En la esquina de la fachada delantera del edificio, en la calle Los Romeros, le entregaron a Falcón una muda de ropa que le habían traído de Jefatura. El resto de la brigada de homicidios estaba ocupada con la policía local, identificando vehículos y a sus propietarios. El comisario Elvira había llegado vestido de uniforme completo, y el jefe de bomberos le estaba enseñando la escena. Mientras avanzaban, su ayudante convocó a los jefes de equipo que participaban en la operación a una reunión en una de las aulas de la guardería. Mientras el séquito se encaminaba hacia la guardería, una mujer se acercó a Elvira y le dio una lista de doce nombres.

– ¿Quién es esta gente? -preguntó Elvira.

– Son los nombres de todos los que estaban en la mezquita a la horade la explosión, excluyendo al imán, Abdelkrim Benaboura -dijo la mujer-. Me llamo Esperanza. Soy española. Mi pareja, que también es española, estaba en la mezquita. Represento a las mujeres, madres y novias de esos hombres. Estamos escondidas. Las mujeres, sobre todo las marroquíes, tenemos miedo de que la gente pueda pensar que sus maridos e hijos son de algún modo, responsables de lo que ha pasado. Al final de la lista hay un número de móvil. Le rogaríamos que nos llamara si tiene alguna noticia de su… de lo que sea.

Se marchó, y la presión del tiempo y la falta de personal impidieron que Elvira enviara a alguien con ella. Calderón se abrió paso entre la multitud hasta llegar junto a Falcón.

– No te había reconocido, Javier -dijo, dándole la mano y una buena sacudida-. ¿Cómo has acabado así?

– Tuve que impedir que un hombre se abalanzara a las ruinas para rescatar a su mujer y a su hija.

– Así que por fin tenemos un bombazo -dijo Calderón, sin tener en cuenta lo que Falcón había dicho-. Al final nos ha tocado.

Siguieron andando hasta la escuela, donde había representantes de policías, jueces, brigada de artificieros, servicios de rescate, unidades de traumas, servicios médicos y equipos de demolición. Elvira dejó bien claro que a nadie se le permitía decir una palabra hasta que él comunicara el plan de acción.

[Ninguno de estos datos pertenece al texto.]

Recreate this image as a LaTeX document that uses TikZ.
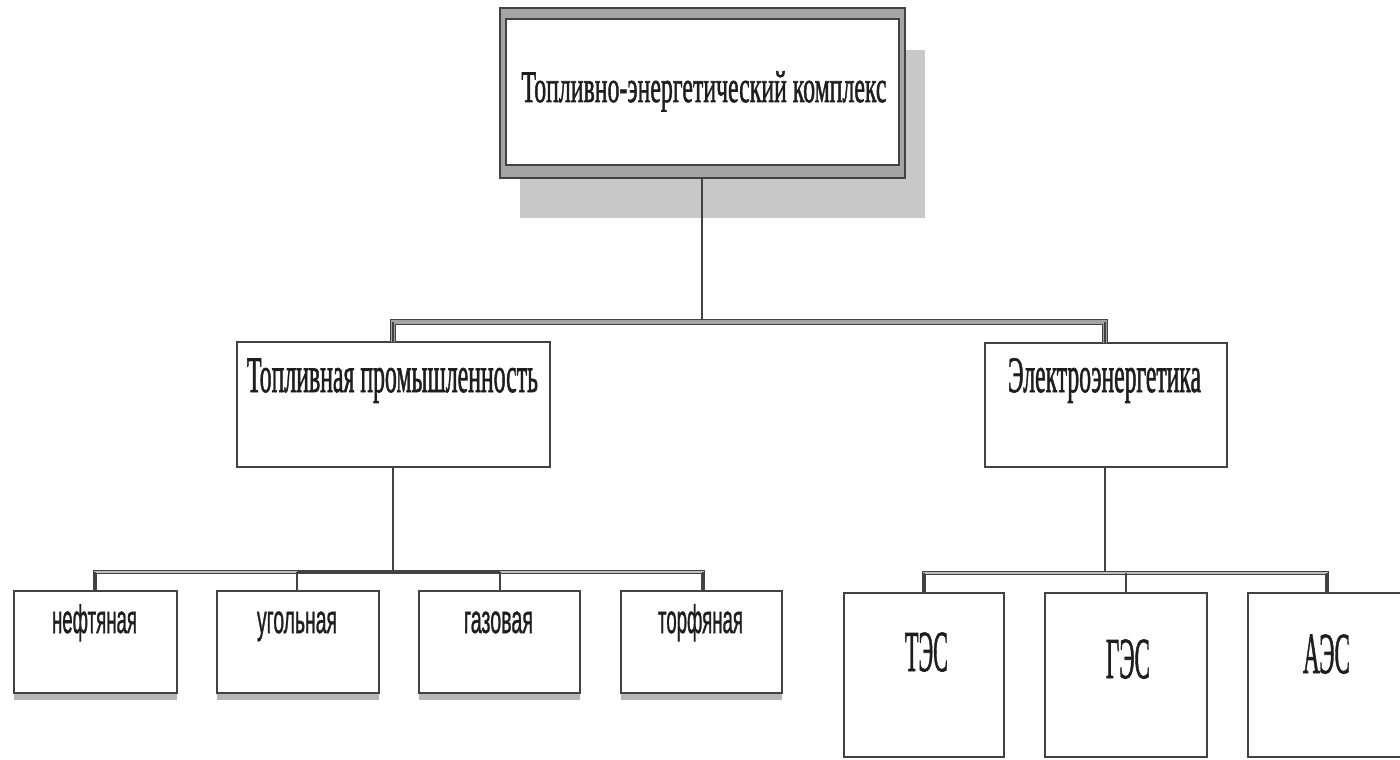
\documentclass[tikz,border=0pt]{standalone}
\usepackage{fontspec}
\setmainfont{Liberation Serif}[FakeBold=1.6]
\newfontfamily\sansf{Liberation Sans}[FakeBold=1.3]
\usepackage{graphicx}
\definecolor{frame}{HTML}{424242}
\definecolor{ink}{HTML}{1E1E1E}
\definecolor{shadowgray}{HTML}{C8C8C8}
\definecolor{midgray}{HTML}{A4A4A4}
\newcommand\fitw[2]{\resizebox{#1}{\height}{#2}}
\begin{document}
\begin{tikzpicture}[x=1pt,y=-1pt,
  box/.style={draw=frame, line width=2.4pt, fill=white, inner sep=0pt, outer sep=0pt, anchor=north west},
  lbl/.style={anchor=base, inner sep=0pt, outer sep=0pt, text=ink},
  conn/.style={draw=frame, line width=2.4pt},
  bus/.style={draw=frame, line width=1.3pt, double=midgray, double distance=3.5pt},
  lowbus/.style={draw=frame, line width=1.1pt, double=midgray!70, double distance=2pt},
]
\useasboundingbox (0,0) rectangle (1400,760);
\fill[white] (0,0) rectangle (1400,760);

% top box with shadow and double frame
\fill[shadowgray] (520,50) rectangle (925,218);
\node[box, draw=frame, line width=1.5pt, fill=midgray, minimum width=405pt, minimum height=170pt] (topouter) at (500,8) {};
\node[box, draw=frame, line width=1.5pt, minimum width=393pt, minimum height=146pt] (top) at (506,19) {};
\node[lbl] (t-top) at (704,102) {\fitw{365pt}{\fontsize{45}{45}\selectfont Топливно-энергетический комплекс}};

% second level
\node[box, minimum width=313pt, minimum height=125pt] (fuel) at (237,342) {};
\node[lbl] (t-fuel) at (392.5,392) {\fitw{291pt}{\fontsize{51}{51}\selectfont Топливная промышленность}};
\node[box, minimum width=242pt, minimum height=124pt] (elec) at (985,343) {};
\node[lbl] (t-elec) at (1104.5,392) {\fitw{193pt}{\fontsize{51}{51}\selectfont Электроэнергетика}};

% fuel children
\foreach \nm/\x/\w in {oil/14/163, coal/217/162, gas/419/161, peat/621/161}{
  \fill[midgray!80] (\x,690) rectangle (\x+\w,700);
  \node[box, minimum width=\w pt, minimum height=102pt] (\nm) at (\x,591) {};
}
\node[lbl] (t-oil)  at (94.5,633)  {\fitw{85pt}{\sansf\fontsize{40}{40}\selectfont нефтяная}};
\node[lbl] (t-coal) at (297,633)   {\fitw{80pt}{\sansf\fontsize{40}{40}\selectfont угольная}};
\node[lbl] (t-gas)  at (498.5,633) {\fitw{69pt}{\sansf\fontsize{40}{40}\selectfont газовая}};
\node[lbl] (t-peat) at (700.5,633) {\fitw{85pt}{\sansf\fontsize{40}{40}\selectfont торфяная}};

% electro children
\node[box, minimum width=160pt, minimum height=164pt] (tes) at (844,593) {};
\node[box, minimum width=162pt, minimum height=164pt] (ges) at (1045,593) {};
\node[box, minimum width=160pt, minimum height=164pt] (aes) at (1248,593) {};
\node[lbl] (t-tes) at (926.5,671) {\fitw{43pt}{\fontsize{58}{58}\selectfont ТЭС}};
\node[lbl] (t-ges) at (1128,678)  {\fitw{44pt}{\fontsize{58}{58}\selectfont ГЭС}};
\node[lbl] (t-aes) at (1326.5,673){\fitw{47pt}{\fontsize{58}{58}\selectfont АЭС}};

% connectors
\coordinate (bus1) at (702,322);
\draw[conn] (topouter.south -| bus1) -- (bus1);
\draw[bus] (fuel.north -| 393,0) |- (bus1) -| (elec.north -| 1105,0);
\draw[conn] (393,342) -- (393,322);
\draw[conn] (1105,343) -- (1105,322);

\coordinate (bus2) at (393,572);
\draw[conn] (fuel.south -| bus2) -- (bus2);
\draw[lowbus] (oil.north -| 95,0) |- (bus2) -| (peat.north -| 703,0);
\draw[conn] (297,572) -- (coal.north -| 297,0);
\draw[conn] (500,572) -- (gas.north -| 500,0);
\draw[conn] (297,572) -- (500,572);
\draw[conn] (95,572) -- (oil.north -| 95,0);
\draw[conn] (703,572) -- (peat.north -| 703,0);

\coordinate (bus3) at (1105,573);
\draw[conn] (elec.south -| bus3) -- (bus3) -- (1126,573);
\draw[lowbus] (tes.north -| 924,0) |- (bus3) -| (aes.north -| 1327,0);
\draw[conn] (924,573) -- (tes.north -| 924,0);
\draw[conn] (1126,573) -- (ges.north -| 1126,0);
\draw[conn] (1327,573) -- (aes.north -| 1327,0);
\end{tikzpicture}
\end{document}
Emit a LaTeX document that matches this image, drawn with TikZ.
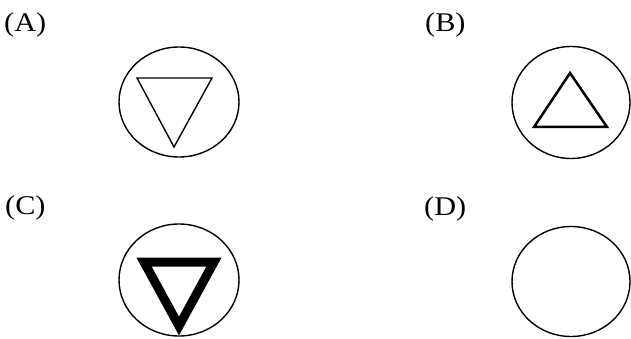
\documentclass[tikz,border=0pt]{standalone}
\usepackage{fontspec}
\setmainfont{Liberation Serif}
\usetikzlibrary{shapes.geometric}

\begin{document}
\begin{tikzpicture}[
    x=1pt, y=-1pt,
    lbl/.style={anchor=base west, inner sep=0pt, xscale=1.12, transform shape, font=\fontsize{27}{30}\selectfont},
    ring/.style={ellipse, draw, line width=1.4pt, inner sep=0pt, minimum width=120pt, minimum height=110pt},
    tri/.style={draw, line width=1.4pt, line join=miter},
    boldtri/.style={draw, line width=9pt, line join=miter}
]
\useasboundingbox (0,0) rectangle (631,339);

% Labels
\node (labA) [lbl] at (4,32) {(A)};
\node (labB) [lbl] at (425,32) {(B)};
\node (labC) [lbl] at (5,214) {(C)};
\node (labD) [lbl] at (424,215) {(D)};

% Circles
\node (ringA) [ring] at (179,102) {};
\node (ringB) [ring, minimum width=118pt, minimum height=112pt] at (571,102.5) {};
\node (ringC) [ring, minimum height=112pt] at (179,280) {};
\node (ringD) [ring, minimum width=118pt] at (571,281.5) {};

% Triangles
\draw [tri] (137,78) -- (212,78) -- (174,147) -- cycle;
\draw [tri, line width=2.5pt] (570,73) -- (607,127) -- (534,127) -- cycle;
\draw [boldtri] (144,262) -- (214,262) -- (179,326) -- cycle;

\end{tikzpicture}
\end{document}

Para centrar su atención le pidió al jefe de la brigada de artificieros que les proporcionara un breve informe del análisis inicial de los fragmentos de la explosión. Estos informaron de que el bloque de apartamentos había sido arrasado por una bomba de extraordinaria potencia, casi con toda seguridad situada en el sótano de esa parte del edificio, y cuyo explosivo era de calidad militar, más que comercial. Esa opinión experta silenció por completo a los allí reunidos y Elvira pudo elaborar un plan de acción coordinada en cuarenta minutos.

Al final de la reunión, Ramírez se acercó a Falcón mientras este se dirigía a los lavabos para cambiarse de ropa.

– Tenemos algo -dijo.

– Cuéntamelo mientras me cambio.

En cuanto se hubo vestido, Falcón se reunió con el comisario Elvira y con el juez Calderón, y le pidió a Ramírez que les repitiera lo que le acababa de contar.

– Muy cerca del edificio, excluyendo a los vehículos sepultados en los escombros, hemos encontrado tres coches robados además de esta furgoneta -dijo Ramírez-. Está aparcada justo delante de la guardería. Es una Peugeot Partner matriculada en Madrid. Hay un ejemplar del Corán en el asiento delantero. No hemos podido ver la parte de atrás porque es una furgoneta cerrada y las ventanillas traseras se han resquebrajado, pero el propietario del vehículo es un hombre llamado Mohammed Soumaya.